- WHAT YOU SHOULD DO -
Leaving out the pictures, retype the lines from the beginning of the listing through the line containing "8.1, 7.6, 7.3];".
═══ SUPPLIED DATA
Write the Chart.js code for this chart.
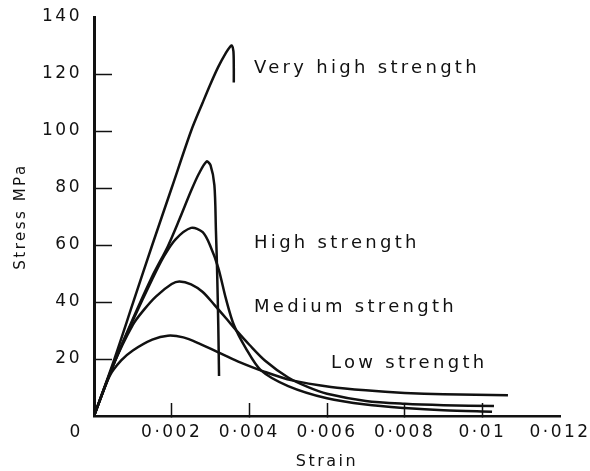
<!DOCTYPE html>
<html>
<head>
<meta charset="utf-8">
<script src="https://cdn.jsdelivr.net/npm/chart.js@4.4.1/dist/chart.umd.min.js"></script>
<style>
  html, body { margin: 0; padding: 0; background: #fff; }
  #wrap { width: 590px; height: 471px; }
</style>
</head>
<body>
<div id="wrap"><canvas id="stressChart"></canvas></div>
<script>
// strain / stress (MPa)
const veryHighStrain = [0, 0.0005, 0.001, 0.0015, 0.002, 0.0025, 0.0028, 0.003, 0.0032, 0.0034, 0.0035, 0.00355, 0.00359, 0.0036, 0.0036];
const veryHighStress = [0, 19, 39.5, 60, 80, 100, 110, 116.5, 122.5, 127.5, 129.5, 130, 128, 122, 117];

const peak90Strain = [0, 0.0005, 0.001, 0.0015, 0.0019, 0.0022, 0.0025, 0.0027, 0.0029, 0.003, 0.0031, 0.00314, 0.00317, 0.0032, 0.00322];
const peak90Stress = [0, 18, 34, 49, 59.5, 69, 79, 85, 89.3, 88, 81, 65, 51, 32, 14];

const highStrain = [0, 0.0005, 0.001, 0.0015, 0.0018, 0.0021, 0.0025, 0.0028, 0.003, 0.0032, 0.0034, 0.0036, 0.0039, 0.0043, 0.005, 0.006, 0.007, 0.008, 0.009, 0.01025];
const highStress = [0, 18, 33.5, 48, 56, 62, 66, 64.5, 59.5, 52, 41, 32, 24, 16, 10.5, 6.2, 4, 2.8, 2, 1.5];

const mediumStrain = [0, 0.0005, 0.001, 0.0013, 0.0016, 0.002, 0.0022, 0.0025, 0.0028, 0.0031, 0.0034, 0.0037, 0.004, 0.0044, 0.005, 0.0055, 0.006, 0.007, 0.008, 0.009, 0.0103];
const mediumStress = [0, 18, 32, 37.5, 42, 46.3, 47.2, 46.2, 43.5, 39, 34.3, 29.5, 25, 19.5, 13.5, 10.2, 7.8, 5.3, 4.3, 3.8, 3.5];

const lowStrain = [0, 0.0004, 0.0007, 0.001, 0.0015, 0.0019, 0.0023, 0.0027, 0.0032, 0.0037, 0.0044, 0.0051, 0.0061, 0.007, 0.008, 0.009, 0.01066];
const lowStress = [0, 14, 19.5, 23, 26.8, 28.2, 27.6, 25.5, 22.3, 19.2, 15.5, 12.5, 10.2, 9, 8.1, 7.6, 7.3];

const curveNames = ["Very high strength", "", "High strength", "Medium strength", "Low strength"];
const strainTicks = [0, 0.002, 0.004, 0.006, 0.008, 0.01, 0.012];
const stressTicks = [0, 20, 40, 60, 80, 100, 120, 140];

const INK = "#111";
const FONT = "'DejaVu Sans', sans-serif";

function toPoints(strain, stress) {
  return strain.map((s, i) => ({ x: s, y: stress[i] }));
}

function curve(label, strain, stress) {
  return {
    label: label,
    data: toPoints(strain, stress),
    borderColor: INK,
    borderWidth: 2.5,
    tension: 0.3,
    pointRadius: 0,
    fill: false,
  };
}

// curve names written beside the lines, and the shared "0" at the origin
const curveLabels = {
  id: "curveLabels",
  beforeDraw(chart) {
    chart.ctx.letterSpacing = "2.5px";
  },
  afterDraw(chart) {
    const { ctx, scales } = chart;
    const x = scales.x;
    const y = scales.y;
    const spots = [
      { strain: 0.00412, stress: 120.5 },
      null,
      { strain: 0.00412, stress: 59 },
      { strain: 0.00412, stress: 36.5 },
      { strain: 0.0061, stress: 16.8 },
    ];
    ctx.save();
    ctx.fillStyle = INK;
    ctx.font = "18px " + FONT;
    ctx.letterSpacing = "3.3px";
    ctx.textAlign = "left";
    ctx.textBaseline = "alphabetic";
    curveNames.forEach((name, i) => {
      if (!spots[i]) return;
      ctx.fillText(name, x.getPixelForValue(spots[i].strain), y.getPixelForValue(spots[i].stress));
    });
    ctx.font = "17px " + FONT;
    ctx.letterSpacing = "0px";
    ctx.textAlign = "center";
    ctx.textBaseline = "middle";
    ctx.fillText("0", x.getPixelForValue(0) - 19, y.getPixelForValue(0) + 17);
    ctx.restore();
  },
};

const ctxStress = document.getElementById("stressChart").getContext("2d");
new Chart(ctxStress, {
  type: "line",
  data: {
    datasets: [
      curve(curveNames[0], veryHighStrain, veryHighStress),
      curve("Peak 90 MPa", peak90Strain, peak90Stress),
      curve(curveNames[2], highStrain, highStress),
      curve(curveNames[3], mediumStrain, mediumStress),
      curve(curveNames[4], lowStrain, lowStress),
    ],
  },
  options: {
    responsive: true,
    maintainAspectRatio: false,
    animation: false,
    devicePixelRatio: 1,
    layout: { padding: { left: 0, top: 17, right: 30, bottom: 0 } },
    plugins: {
      legend: { display: false },
      tooltip: { enabled: false },
    },
    scales: {
      x: {
        type: "linear",
        min: strainTicks[0],
        max: strainTicks[strainTicks.length - 1],
        afterBuildTicks: (scale) => {
          scale.ticks = strainTicks.map((v) => ({ value: v }));
        },
        afterFit: (scale) => {
          scale.height = 55;
          scale.paddingLeft = 0;
          scale.paddingRight = 0;
        },
        border: { display: true, color: INK, width: 2.5 },
        grid: {
          drawOnChartArea: false,
          drawTicks: true,
          tickLength: -13,
          tickWidth: 1.5,
          tickColor: (c) => (c.tick && (c.tick.value === 0 || c.tick.value >= 0.012) ? "rgba(0,0,0,0)" : INK),
        },
        ticks: {
          autoSkip: false,
          maxRotation: 0,
          padding: 19,
          color: INK,
          font: { family: FONT, size: 17 },
          callback: (v) => (v === 0 ? "" : String(Number(v.toFixed(3))).replace(".", "·")),
        },
        title: {
          display: true,
          text: "Strain",
          color: INK,
          font: { family: FONT, size: 16 },
          padding: { top: 0, bottom: 0 },
        },
      },
      y: {
        min: stressTicks[0],
        max: stressTicks[stressTicks.length - 1],
        afterBuildTicks: (scale) => {
          scale.ticks = stressTicks.map((v) => ({ value: v }));
        },
        afterFit: (scale) => {
          scale.width = 94;
          scale.paddingTop = 0;
          scale.paddingBottom = 0;
        },
        border: { display: true, color: INK, width: 3 },
        grid: {
          drawOnChartArea: false,
          drawTicks: true,
          tickLength: -18,
          tickWidth: 1.5,
          tickColor: (c) => (c.tick && (c.tick.value === 0 || c.tick.value === 140) ? "rgba(0,0,0,0)" : INK),
        },
        ticks: {
          padding: 30,
          color: INK,
          font: { family: FONT, size: 17 },
          callback: (v) => (v === 0 ? "" : v),
        },
        title: {
          display: true,
          text: "Stress MPa",
          color: INK,
          font: { family: FONT, size: 15 },
          padding: { top: 12, bottom: 0 },
        },
      },
    },
  },
  plugins: [curveLabels],
});
</script>
</body>
</html>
══════
- TASK RESPONSE -
Write the Chart.js code for this chart.
<!DOCTYPE html>
<html>
<head>
<meta charset="utf-8">
<script src="https://cdn.jsdelivr.net/npm/chart.js@4.4.1/dist/chart.umd.min.js"></script>
<style>
  html, body { margin: 0; padding: 0; background: #fff; }
  #wrap { width: 590px; height: 471px; }
</style>
</head>
<body>
<div id="wrap"><canvas id="stressChart"></canvas></div>
<script>
// strain / stress (MPa)
const veryHighStrain = [0, 0.0005, 0.001, 0.0015, 0.002, 0.0025, 0.0028, 0.003, 0.0032, 0.0034, 0.0035, 0.00355, 0.00359, 0.0036, 0.0036];
const veryHighStress = [0, 19, 39.5, 60, 80, 100, 110, 116.5, 122.5, 127.5, 129.5, 130, 128, 122, 117];

const peak90Strain = [0, 0.0005, 0.001, 0.0015, 0.0019, 0.0022, 0.0025, 0.0027, 0.0029, 0.003, 0.0031, 0.00314, 0.00317, 0.0032, 0.00322];
const peak90Stress = [0, 18, 34, 49, 59.5, 69, 79, 85, 89.3, 88, 81, 65, 51, 32, 14];

const highStrain = [0, 0.0005, 0.001, 0.0015, 0.0018, 0.0021, 0.0025, 0.0028, 0.003, 0.0032, 0.0034, 0.0036, 0.0039, 0.0043, 0.005, 0.006, 0.007, 0.008, 0.009, 0.01025];
const highStress = [0, 18, 33.5, 48, 56, 62, 66, 64.5, 59.5, 52, 41, 32, 24, 16, 10.5, 6.2, 4, 2.8, 2, 1.5];

const mediumStrain = [0, 0.0005, 0.001, 0.0013, 0.0016, 0.002, 0.0022, 0.0025, 0.0028, 0.0031, 0.0034, 0.0037, 0.004, 0.0044, 0.005, 0.0055, 0.006, 0.007, 0.008, 0.009, 0.0103];
const mediumStress = [0, 18, 32, 37.5, 42, 46.3, 47.2, 46.2, 43.5, 39, 34.3, 29.5, 25, 19.5, 13.5, 10.2, 7.8, 5.3, 4.3, 3.8, 3.5];

const lowStrain = [0, 0.0004, 0.0007, 0.001, 0.0015, 0.0019, 0.0023, 0.0027, 0.0032, 0.0037, 0.0044, 0.0051, 0.0061, 0.007, 0.008, 0.009, 0.01066];
const lowStress = [0, 14, 19.5, 23, 26.8, 28.2, 27.6, 25.5, 22.3, 19.2, 15.5, 12.5, 10.2, 9, 8.1, 7.6, 7.3];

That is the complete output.